▶ _Description of the task_:
Tally the lines of the listing that contain the string "this". Give the number and nothing else.

(begin)

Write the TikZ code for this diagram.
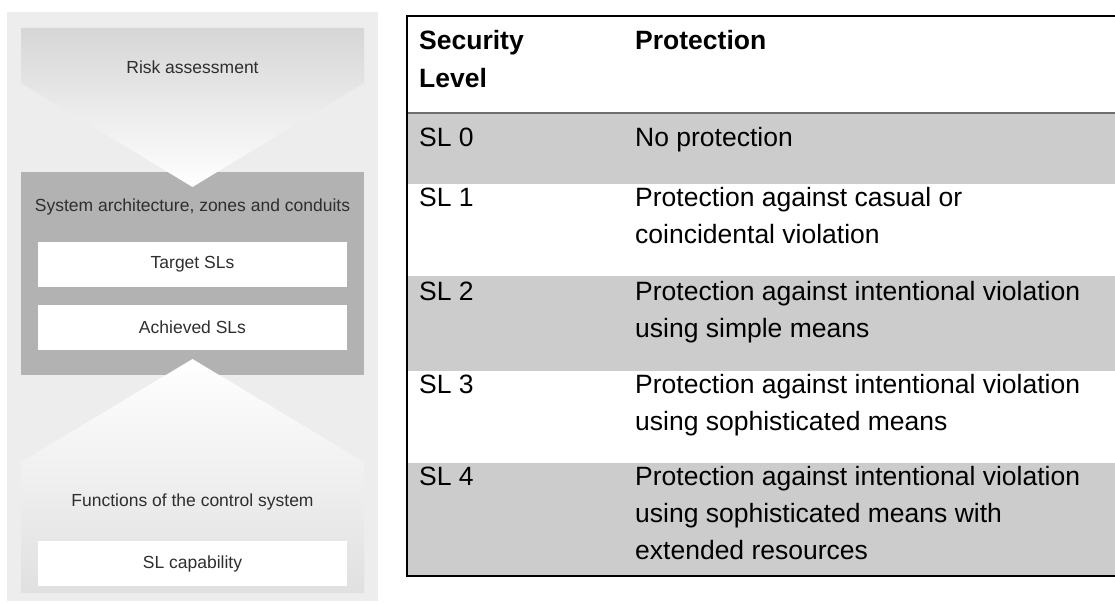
\documentclass[tikz,border=0pt]{standalone}
\usepackage{fontspec}
\setmainfont{Liberation Sans}
\definecolor{panelbg}{HTML}{EDEDED}
\definecolor{chevtop}{HTML}{D6D6D6}
\definecolor{chevbot}{HTML}{E0E0E0}
\definecolor{midgrey}{HTML}{B2B2B2}
\definecolor{paneltext}{HTML}{2E2E2E}
\definecolor{rowgrey}{HTML}{CCCCCC}
\definecolor{ruleline}{HTML}{6E6E6E}
\tikzset{
  panellabel/.style={text=paneltext, font=\fontsize{17.5}{21}\selectfont, inner sep=0pt},
  slbox/.style={fill=white, minimum width=309pt, minimum height=45pt, inner sep=0pt,
                text=paneltext, font=\fontsize{17.5}{21}\selectfont},
  cell/.style={anchor=base west, inner sep=0pt, font=\fontsize{26.5}{32}\selectfont, text=black},
  headcell/.style={cell, font=\fontsize{26.5}{32}\selectfont\bfseries},
  greyrow/.style={fill=rowgrey},
  frame/.style={line width=2pt, black},
}
\begin{document}
\begin{tikzpicture}[x=1pt,y=-1pt]
\useasboundingbox (0,0) rectangle (1115,604);
\fill[white] (0,0) rectangle (1115,604);

% ---------- left panel ----------
\fill[panelbg] (7,12) rectangle (378,601);
\fill[midgrey] (21,172) rectangle (364,375);
% downward chevron: risk assessment
\shade[top color=chevtop, bottom color=white]
  (21,28) -- (364,28) -- (364,83) -- (192.5,187) -- (21,83) -- cycle;
% upward chevron: functions of the control system
\shade[top color=white, bottom color=chevbot]
  (192.5,359) -- (364,462) -- (364,593) -- (21,593) -- (21,462) -- cycle;

\node[panellabel] (risk) at (192.5,67) {Risk assessment};
\node[panellabel] (arch) at (192.5,207) {System architecture, zones and conduits};
\node[slbox] (target) at (192.5,264.5) {Target SLs};
\node[slbox] (achieved) at (192.5,327.5) {Achieved SLs};
\node[panellabel] (func) at (192.5,502) {Functions of the control system};
\node[slbox] (capab) at (192.5,563.5) {SL capability};

% ---------- table ----------
\fill[greyrow] (407,113) rectangle (1115,184);
\fill[greyrow] (407,276) rectangle (1115,371);
\fill[greyrow] (407,463) rectangle (1115,576);
\draw[line width=2pt, ruleline] (407,113) -- (1115,113);
\draw[frame] (1115,16) -- (407,16) -- (407,576) -- (1115,576);

\node[headcell] (hsl1) at (419,50) {Security};
\node[headcell] (hsl2) at (419,88) {Level};
\node[headcell] (hprot) at (635,50) {Protection};

\node[cell] (sl0) at (419,147) {SL 0};
\node[cell] (p0) at (635,147) {No protection};

\node[cell] (sl1) at (419,206) {SL 1};
\node[cell] (p1a) at (635,206) {Protection against casual or};
\node[cell] (p1b) at (635,243) {coincidental violation};

\node[cell] (sl2) at (419,300) {SL 2};
\node[cell] (p2a) at (635,300) {Protection against intentional violation};
\node[cell] (p2b) at (635,337) {using simple means};

\node[cell] (sl3) at (419,393) {SL 3};
\node[cell] (p3a) at (635,393) {Protection against intentional violation};
\node[cell] (p3b) at (635,430) {using sophisticated means};

\node[cell] (sl4) at (419,485) {SL 4};
\node[cell] (p4a) at (635,485) {Protection against intentional violation};
\node[cell] (p4b) at (635,522) {using sophisticated means with};
\node[cell] (p4c) at (635,559) {extended resources};
\end{tikzpicture}
\end{document}
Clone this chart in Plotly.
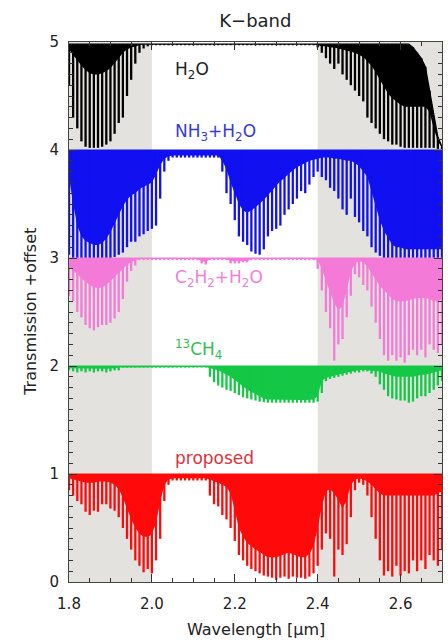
import numpy as np
import plotly.graph_objects as go

# wavelength grid (micron), sampled every 0.01
wavelength = [round(1.80 + 0.01 * i, 2) for i in range(91)]

shaded_bands = [(1.8, 2.0), (2.4, 2.7)]

# ---------------- H2O (offset 4) ----------------
h2o_top = [4.98] * 83 + [4.95, 4.9, 4.85, 4.77, 4.55, 4.3, 4.12, 4.03]
h2o_core = ([4.93, 4.88, 4.83, 4.78, 4.74, 4.71, 4.7, 4.7, 4.71, 4.73, 4.76, 4.8, 4.85, 4.9, 4.93, 4.95, 4.96, 4.97, 4.98, 4.98]
            + [4.98] * 40
            + [4.97, 4.96, 4.96, 4.95, 4.95, 4.94, 4.93, 4.92, 4.91, 4.9, 4.88, 4.86, 4.82, 4.78, 4.72, 4.65,
               4.58, 4.52, 4.48, 4.45, 4.42, 4.4, 4.4, 4.4, 4.4, 4.4, 4.4, 4.35, 4.2, 4.08, 4.02])
h2o_deep = ([4.6, 4.3, 4.2, 4.08, 4.03, 4.02, 4.02, 4.02, 4.03, 4.05, 4.08, 4.15, 4.25, 4.3, 4.5, 4.65, 4.8, 4.9, 4.94, 4.96]
            + [4.97] * 40
            + [4.95, 4.9, 4.85, 4.8, 4.75, 4.8, 4.7, 4.65, 4.6, 4.55, 4.5, 4.45, 4.3, 4.25, 4.2, 4.15,
               4.1, 4.08, 4.05, 4.05, 4.03, 4.02, 4.02, 4.02, 4.02, 4.02, 4.02, 4.02, 4.02, 4.01, 4.01])

# ---------------- NH3 + H2O (offset 3) ----------------
nh3_top = [4.0] * 91
nh3_core = ([3.75, 3.5, 3.3, 3.2, 3.16, 3.14, 3.12, 3.12, 3.14, 3.18, 3.24, 3.32, 3.4, 3.48, 3.54, 3.58, 3.6, 3.64, 3.66, 3.68, 3.7]
            + [3.77, 3.86, 3.92, 3.94]
            + [3.95] * 12
            + [3.9, 3.82, 3.7, 3.6, 3.5, 3.44, 3.42, 3.44, 3.47, 3.5, 3.54, 3.58, 3.62, 3.67, 3.71, 3.74, 3.78, 3.81,
               3.84, 3.86, 3.88, 3.9, 3.91, 3.92, 3.93, 3.93, 3.93, 3.92, 3.92, 3.91, 3.9, 3.9, 3.88, 3.85, 3.8, 3.75,
               3.62, 3.48, 3.35, 3.25, 3.18]
            + [3.12, 3.1, 3.1, 3.08, 3.08, 3.08, 3.08, 3.08, 3.08, 3.08, 3.08, 3.08, 3.08])
nh3_deep = ([3.03, 3.0, 3.0, 3.0, 3.0, 3.0, 3.0, 3.0, 3.0, 3.0, 3.0, 3.01, 3.03, 3.05, 3.1, 3.15, 3.15, 3.2, 3.22, 3.25, 3.27]
            + [3.3, 3.55, 3.8, 3.9]
            + [3.93] * 12
            + [3.8, 3.6, 3.5, 3.35, 3.2, 3.15, 3.12, 3.06, 3.04, 3.03, 3.08, 3.2, 3.25, 3.27, 3.3, 3.4, 3.45, 3.5,
               3.55, 3.62, 3.6, 3.68, 3.75, 3.8, 3.75, 3.72, 3.65, 3.62, 3.55, 3.45, 3.4, 3.55, 3.38, 3.33, 3.25, 3.2,
               3.1, 3.05, 3.02, 3.0, 3.0]
            + [3.0] * 13)

# ---------------- C2H2 + H2O (offset 2) ----------------
c2h2_top = [3.0] * 91
c2h2_core = ([2.92, 2.89, 2.85, 2.81, 2.78, 2.75, 2.73, 2.72, 2.73, 2.75, 2.78, 2.82, 2.86, 2.9, 2.94, 2.96, 2.98]
             + [2.99] * 15 + [2.97, 2.96] + [2.99] * 5 + [2.97, 2.97, 2.97, 2.97, 2.97] + [2.99] * 16
             + [2.98, 2.9, 2.8, 2.68, 2.58, 2.52, 2.55, 2.7, 2.87, 2.95, 2.97, 2.96, 2.92, 2.86, 2.8, 2.74,
                2.7, 2.66, 2.62, 2.6, 2.6, 2.6, 2.61, 2.62, 2.63, 2.63, 2.63, 2.62, 2.6, 2.6, 2.62])
c2h2_deep = ([2.65, 2.6, 2.5, 2.45, 2.38, 2.35, 2.33, 2.36, 2.38, 2.38, 2.4, 2.44, 2.5, 2.62, 2.78, 2.88, 2.93]
             + [2.98] * 15 + [2.95, 2.94] + [2.98] * 5 + [2.95, 2.95, 2.95, 2.96, 2.96] + [2.98] * 16
             + [2.9, 2.7, 2.5, 2.35, 2.05, 2.2, 2.25, 2.45, 2.65, 2.85, 2.82, 2.75, 2.7, 2.55, 2.4, 2.25,
                2.1, 2.05, 2.1, 2.05, 2.08, 2.03, 2.1, 2.15, 2.1, 2.15, 2.08, 2.2, 2.15, 2.12, 2.2])

# ---------------- 13CH4 (offset 1) ----------------
ch4_top = [2.0] * 91
ch4_core = ([1.98, 1.975, 1.975, 1.975, 1.975, 1.975, 1.975, 1.975, 1.975, 1.975, 1.975, 1.98, 1.985]
            + [1.99] * 21
            + [1.98, 1.97, 1.96, 1.94, 1.92, 1.9, 1.87, 1.84, 1.81, 1.78, 1.76, 1.74, 1.72, 1.7, 1.69]
            + [1.685] * 10 + [1.69, 1.72]
            + [1.86, 1.89, 1.9, 1.91, 1.92, 1.93, 1.94, 1.95, 1.955, 1.96, 1.965, 1.965, 1.96, 1.955, 1.95,
               1.93, 1.92, 1.91, 1.9, 1.9, 1.9, 1.9, 1.9, 1.91, 1.92, 1.92, 1.93, 1.94, 1.95, 1.96])
ch4_deep = ([1.96, 1.95, 1.94, 1.95, 1.94, 1.95, 1.94, 1.95, 1.95, 1.94, 1.95, 1.96, 1.96]
            + [1.985] * 21
            + [1.9, 1.85, 1.82, 1.8, 1.78, 1.77, 1.75, 1.73, 1.71, 1.7, 1.69, 1.68, 1.67, 1.665, 1.66]
            + [1.66] * 10 + [1.66, 1.67]
            + [1.75, 1.86, 1.88, 1.89, 1.9, 1.91, 1.92, 1.93, 1.94, 1.94, 1.95, 1.95, 1.93, 1.9, 1.83,
               1.78, 1.72, 1.7, 1.69, 1.68, 1.68, 1.66, 1.67, 1.7, 1.72, 1.72, 1.75, 1.78, 1.82, 1.86])

# ---------------- proposed (offset 0) ----------------
prop_top = [1.0] * 91
prop_core = ([0.96, 0.95, 0.94, 0.93, 0.92, 0.92, 0.92, 0.93, 0.93, 0.93, 0.92, 0.9, 0.86, 0.78, 0.68, 0.58, 0.5,
              0.45, 0.42, 0.42, 0.44, 0.55, 0.74, 0.9, 0.95]
             + [0.96] * 9
             + [0.95, 0.93, 0.92, 0.9, 0.88, 0.82, 0.66, 0.5, 0.42, 0.36, 0.33, 0.3, 0.28, 0.25, 0.23, 0.23, 0.23,
                0.24, 0.26, 0.27, 0.26, 0.24, 0.23, 0.23, 0.26, 0.33, 0.5, 0.7, 0.84, 0.86, 0.82, 0.76, 0.68, 0.76,
                0.9, 0.95, 0.96, 0.95, 0.93, 0.9, 0.86, 0.82, 0.8, 0.8, 0.8, 0.8, 0.8, 0.8, 0.8, 0.8, 0.8,
                0.8, 0.8, 0.8, 0.8, 0.82, 0.84])
prop_deep = ([0.85, 0.8, 0.75, 0.72, 0.65, 0.62, 0.66, 0.65, 0.72, 0.72, 0.68, 0.66, 0.6, 0.5, 0.4, 0.3, 0.2,
              0.15, 0.09, 0.12, 0.08, 0.2, 0.4, 0.75, 0.9]
             + [0.94] * 9
             + [0.8, 0.72, 0.7, 0.62, 0.58, 0.5, 0.38, 0.25, 0.2, 0.15, 0.12, 0.1, 0.08, 0.06, 0.05, 0.04, 0.02,
                0.04, 0.05, 0.03, 0.05, 0.04, 0.04, 0.03, 0.05, 0.08, 0.15, 0.3, 0.45, 0.4, 0.05, 0.3, 0.25, 0.35,
                0.6, 0.85, 0.92, 0.9, 0.8, 0.6, 0.4, 0.2, 0.06, 0.1, 0.05, 0.15, 0.06, 0.1, 0.08, 0.2, 0.1, 0.2,
                0.12, 0.25, 0.2, 0.15, 0.3])

series = [
    ("H2O", h2o_top, h2o_core, h2o_deep, "#000000"),
    ("NH3+H2O", nh3_top, nh3_core, nh3_deep, "#1010f0"),
    ("C2H2+H2O", c2h2_top, c2h2_core, c2h2_deep, "#f47ad8"),
    ("13CH4", ch4_top, ch4_core, ch4_deep, "#14c846"),
    ("proposed", prop_top, prop_core, prop_deep, "#ff0a0a"),
]

for name, t, c, d, _ in series:
    assert len(t) == len(c) == len(d) == len(wavelength), (name, len(t), len(c), len(d))

fig = go.Figure()

for name, top, core, deep, color in series:
    # dense (saturated) part of the line forest
    fig.add_trace(go.Scatter(
        x=wavelength + wavelength[::-1], y=top + core[::-1],
        fill="toself", fillcolor=color, line=dict(width=0, color=color),
        mode="lines", hoverinfo="skip", showlegend=False))
    # individual deep lines
    sx, sy = [], []
    for w, t, d in zip(wavelength, top, deep):
        sx += [w, w, None]
        sy += [t, d, None]
    fig.add_trace(go.Scatter(x=sx, y=sy, mode="lines",
                             line=dict(width=2.3, color=color),
                             hoverinfo="skip", showlegend=False))
    # continuum line
    fig.add_trace(go.Scatter(x=wavelength, y=top, mode="lines",
                             line=dict(width=1.2, color=color),
                             hoverinfo="skip", showlegend=False))

shapes = [dict(type="rect", xref="x", yref="paper", x0=a, x1=b, y0=0, y1=1,
               fillcolor="#e4e2df", line=dict(width=0), layer="below")
          for a, b in shaded_bands]

lab_font = "DejaVu Sans"
annotations = [
    dict(x=2.05, y=4.74, text="H<sub>2</sub>O", font=dict(color="#222222", size=17)),
    dict(x=2.05, y=4.16, text="NH<sub>3</sub>+H<sub>2</sub>O", font=dict(color="#3838d8", size=17)),
    dict(x=2.05, y=2.81, text="C<sub>2</sub>H<sub>2</sub>+H<sub>2</sub>O", font=dict(color="#f080d8", size=17)),
    dict(x=2.05, y=2.15, text="<sup>13</sup>CH<sub>4</sub>", font=dict(color="#30c050", size=17)),
    dict(x=2.05, y=1.15, text="proposed", font=dict(color="#e0303a", size=17)),
]
for a in annotations:
    a.update(xref="x", yref="y", xanchor="left", yanchor="middle", showarrow=False)
    a["font"]["family"] = lab_font

annotations += [
    dict(text="Transmission +offset", xref="paper", yref="paper", x=-0.105, y=0.5,
         textangle=-90, showarrow=False, xanchor="center", yanchor="middle",
         font=dict(family=lab_font, size=16, color="#222222")),
    dict(text="Wavelength [\u03bcm]", xref="paper", yref="paper", x=0.5, y=-0.088,
         showarrow=False, xanchor="center", yanchor="middle",
         font=dict(family=lab_font, size=16, color="#222222")),
]

fig.update_layout(
    width=448, height=642,
    margin=dict(l=69, r=6, t=42, b=60, autoexpand=False),
    paper_bgcolor="white", plot_bgcolor="white",
    title=dict(text="K\u2212band", x=0.57, xanchor="center", y=0.967, yanchor="middle",
               font=dict(family=lab_font, size=18, color="#222222")),
    shapes=shapes, annotations=annotations, showlegend=False,
)
fig.update_xaxes(range=[1.8, 2.7], tickvals=[1.8, 2.0, 2.2, 2.4, 2.6],
                 ticktext=["1.8", "2.0", "2.2", "2.4", "2.6"], automargin=False,
                 ticks="inside", ticklen=8, tickcolor="#333333", showgrid=False, zeroline=False,
                 showline=True, linecolor="#444444", linewidth=1, mirror="ticks",
                 minor=dict(dtick=0.05, tick0=1.8, ticks="inside", ticklen=4, tickcolor="#333333"),
                 tickfont=dict(family=lab_font, size=15, color="#222222"), ticklabelstandoff=8)
fig.update_yaxes(range=[0, 5], dtick=1, tick0=0, automargin=False,
                 ticks="inside", ticklen=8, tickcolor="#333333", showgrid=False, zeroline=False,
                 showline=True, linecolor="#444444", linewidth=1, mirror="ticks",
                 minor=dict(dtick=0.1, ticks="inside", ticklen=4, tickcolor="#333333"),
                 tickfont=dict(family=lab_font, size=15, color="#222222"), ticklabelstandoff=6)

fig.write_html("out.html", config={"displayModeBar": False},
               post_script="document.body.style.margin='0';document.body.style.padding='0';")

(end)

▶ _Full output_:
2